The preforms for BMC’s impec frame tubes, however, are made on a radial braiding machine developed by Herzog. “We developed radial braiding to reduce fiber damage when making preforms from carbon fiber,” notes Grave. “In radial braiding, we actually shift the carriers so that the span is reduced by 80 percent.” The carbon fiber goes straight over the tensioning unit — only once, not repeatedly for each braiding overlay — resulting in much less fiber breakage. The braid is formed at a 90° angle to the bobbins, instead of parallel, which makes radial braiding visually distinct from traditional braiding.
In the quest for preforms with ever-increasing complexity, Herzog developed a laboratory-scale 3-D braider. “The equipment is amazing, using up to 500 bobbins, and can achieve almost any shape and design,” Grave claims. The possible shapes include L-shaped stringers and seamless rectangular beams. Grave adds that it can “interlock several layers in situ,” yet he admits, “it is very complicated, and thus, does so only on a small scale and at a very high price.”
Graves describes the equipment as an object of envy for universities but not practical for large-scale manufacturing, and yet he notes, “We learned very much about the 3-D braiding process through this development and have been able to incorporate some of the features into our traditional and radial braiding systems.” Hence, Herzog describes its radial braiding as 2½-D.

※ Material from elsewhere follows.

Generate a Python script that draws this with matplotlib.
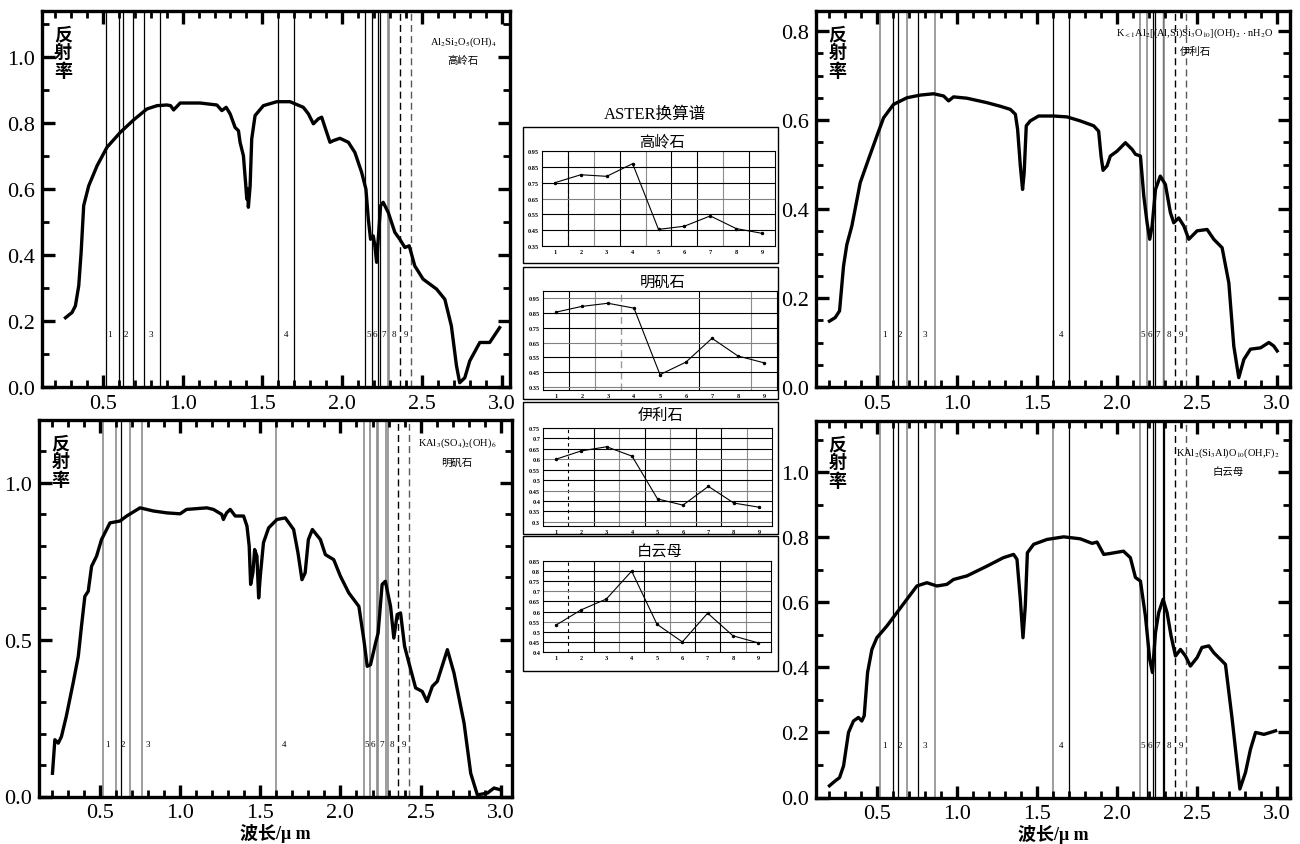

“It possesses the speed and low investment cost of a 2-D system,” says Grave, “but you can achieve a real 3-D preform.” However, a shaped mandrel is required. For example, the Airbus A350 XWB fuselage ring frames use a curved mandrel (see “Learn More”). For BMC, each bike frame tube has a different and precisely shaped mandrel.
Grave says Herzog’s 2½-D radial braiding also enables modifications in the weave pattern. Traditional 1 over 1 and 2 over 2 constructions, for example, result in frequent fiber undulation, which reduces the reinforcement’s strength compared to a layup of unidirectional tapes. Herzog’s system is able to produce a 4 over 4 construction with less undulation, resulting in a flatter fabric with greater strength.
“For BMC’s development of very tailored manufacturing in a high-wage country, radial braiding was the only possible solution to produce the tubes for the impec frame,” says Grave, noting that compared to competitive processes like tape winding and hand layup, braiding enables precise placement of much more material per unit of time. “It also offers greater process stability,” Grave contends. “This basically means less error. For example, the braiding machine is stable compared to many different workers performing hand layup. The machine will only do what it is programmed to do, so there is almost no product variability.”
These attributes are boosting the use of radial braiding not only in the impec frame and in aircraft structures, such as frames and stringers, but also in carbon fiber-reinforced automotive composites. “You will see our radial braiding process used in the automotive industry beginning next year,” Graves predicts, “because it also meets their speed and high productivity requirements while enabling the complex shapes and load-specific tailoring they are pursuing.”